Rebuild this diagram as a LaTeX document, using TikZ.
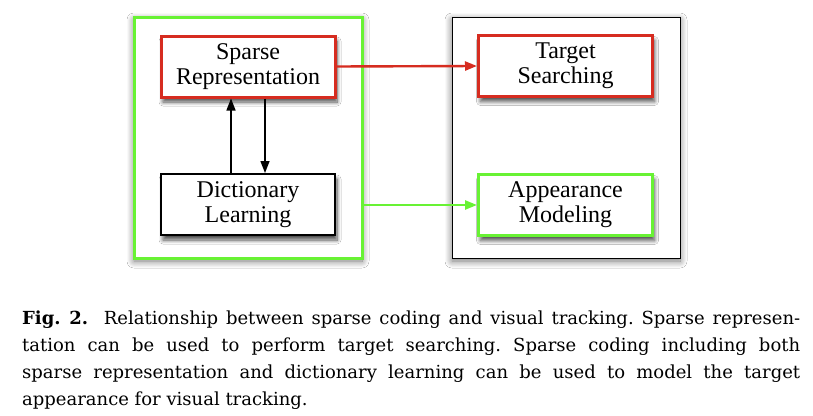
\documentclass[tikz,border=0pt]{standalone}
\usepackage{fontspec}
\setmainfont{Liberation Serif}
\newfontfamily\capfont{DejaVu Serif}
\usetikzlibrary{arrows.meta,shadows.blur}
\definecolor{boxred}{RGB}{214,44,32}
\definecolor{boxgreen}{RGB}{104,242,52}
\begin{document}
\begin{tikzpicture}[x=1pt,y=-1pt,
  inbox/.style={draw, fill=white, minimum width=174pt, minimum height=61pt, inner sep=0pt,
    align=center, font=\fontsize{24}{25}\selectfont,
    blur shadow={shadow xshift=2pt, shadow yshift=-5pt, shadow blur steps=8, shadow opacity=70, shadow blur radius=4pt}},
  redbox/.style={inbox, draw=boxred, line width=3pt},
  greenbox/.style={inbox, draw=boxgreen, line width=3pt},
  blackbox/.style={inbox, draw=black, line width=2pt},
  group/.style={fill=white, minimum width=228pt, minimum height=241pt, inner sep=0pt,
    blur shadow={shadow xshift=0pt, shadow yshift=-3pt, shadow blur steps=10, shadow opacity=55, shadow blur radius=7pt}},
  arr/.style={-{Triangle[length=12pt,width=9pt]}, line width=1.4pt},
]
\useasboundingbox (0,0) rectangle (813,415);
\fill[white] (0,0) rectangle (813,415);

\node[group, draw=boxgreen, line width=3pt] (G) at (248,137.5) {};
\node[group, draw=black, line width=0.9pt] (B) at (566,137.5) {};

\node[redbox] (SR) at (248,66.5) {Sparse\\Representation};
\node[blackbox] (DL) at (248,204.5) {Dictionary\\Learning};
\node[redbox] (TS) at (565.5,66) {Target\\Searching};
\node[greenbox] (AM) at (565.5,205) {Appearance\\Modeling};

\draw[arr] ([xshift=-17pt]DL.north) -- ([xshift=-17pt]SR.south);
\draw[arr] ([xshift=17pt]SR.south) -- ([xshift=17pt]DL.north);
\draw[arr, boxred, line width=2.4pt] (SR.east) -- (TS.west);
\coordinate (gout) at (G.east |- AM.west);
\draw[arr, boxgreen, line width=2.4pt] (gout) -- (AM.west);

\node[anchor=north west, inner sep=0pt, text width=778pt, align=justify,
  font=\capfont\fontsize{18}{27}\selectfont\frenchspacing] (cap) at (22,311)
  {\textbf{Fig. 2.}\ \ Relationship between sparse coding and visual tracking. Sparse represen-\linebreak
  tation can be used to perform target searching. Sparse coding including both\linebreak
  sparse representation and dictionary learning can be used to model the target\linebreak
  appearance for visual tracking.};
\end{tikzpicture}
\end{document}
+ + + + + + +
Return each line of the data, keeping its wording exact and omitting pictures.

Rebuild this diagram as a LaTeX document, using TikZ.
\documentclass[tikz,border=0pt]{standalone}
\usepackage{fontspec}
\setmainfont{Liberation Serif}
\newfontfamily\capfont{DejaVu Serif}
\usetikzlibrary{arrows.meta,shadows.blur}
\definecolor{boxred}{RGB}{214,44,32}
\definecolor{boxgreen}{RGB}{104,242,52}
\begin{document}
\begin{tikzpicture}[x=1pt,y=-1pt,
  inbox/.style={draw, fill=white, minimum width=174pt, minimum height=61pt, inner sep=0pt,
    align=center, font=\fontsize{24}{25}\selectfont,
    blur shadow={shadow xshift=2pt, shadow yshift=-5pt, shadow blur steps=8, shadow opacity=70, shadow blur radius=4pt}},
  redbox/.style={inbox, draw=boxred, line width=3pt},
  greenbox/.style={inbox, draw=boxgreen, line width=3pt},
  blackbox/.style={inbox, draw=black, line width=2pt},
  group/.style={fill=white, minimum width=228pt, minimum height=241pt, inner sep=0pt,
    blur shadow={shadow xshift=0pt, shadow yshift=-3pt, shadow blur steps=10, shadow opacity=55, shadow blur radius=7pt}},
  arr/.style={-{Triangle[length=12pt,width=9pt]}, line width=1.4pt},
]
\useasboundingbox (0,0) rectangle (813,415);
\fill[white] (0,0) rectangle (813,415);

\node[group, draw=boxgreen, line width=3pt] (G) at (248,137.5) {};
\node[group, draw=black, line width=0.9pt] (B) at (566,137.5) {};

\node[redbox] (SR) at (248,66.5) {Sparse\\Representation};
\node[blackbox] (DL) at (248,204.5) {Dictionary\\Learning};
\node[redbox] (TS) at (565.5,66) {Target\\Searching};
\node[greenbox] (AM) at (565.5,205) {Appearance\\Modeling};

\draw[arr] ([xshift=-17pt]DL.north) -- ([xshift=-17pt]SR.south);
\draw[arr] ([xshift=17pt]SR.south) -- ([xshift=17pt]DL.north);
\draw[arr, boxred, line width=2.4pt] (SR.east) -- (TS.west);
\coordinate (gout) at (G.east |- AM.west);
\draw[arr, boxgreen, line width=2.4pt] (gout) -- (AM.west);

\node[anchor=north west, inner sep=0pt, text width=778pt, align=justify,
  font=\capfont\fontsize{18}{27}\selectfont\frenchspacing] (cap) at (22,311)
  {\textbf{Fig. 2.}\ \ Relationship between sparse coding and visual tracking. Sparse represen-\linebreak
  tation can be used to perform target searching. Sparse coding including both\linebreak
  sparse representation and dictionary learning can be used to model the target\linebreak
  appearance for visual tracking.};
\end{tikzpicture}
\end{document}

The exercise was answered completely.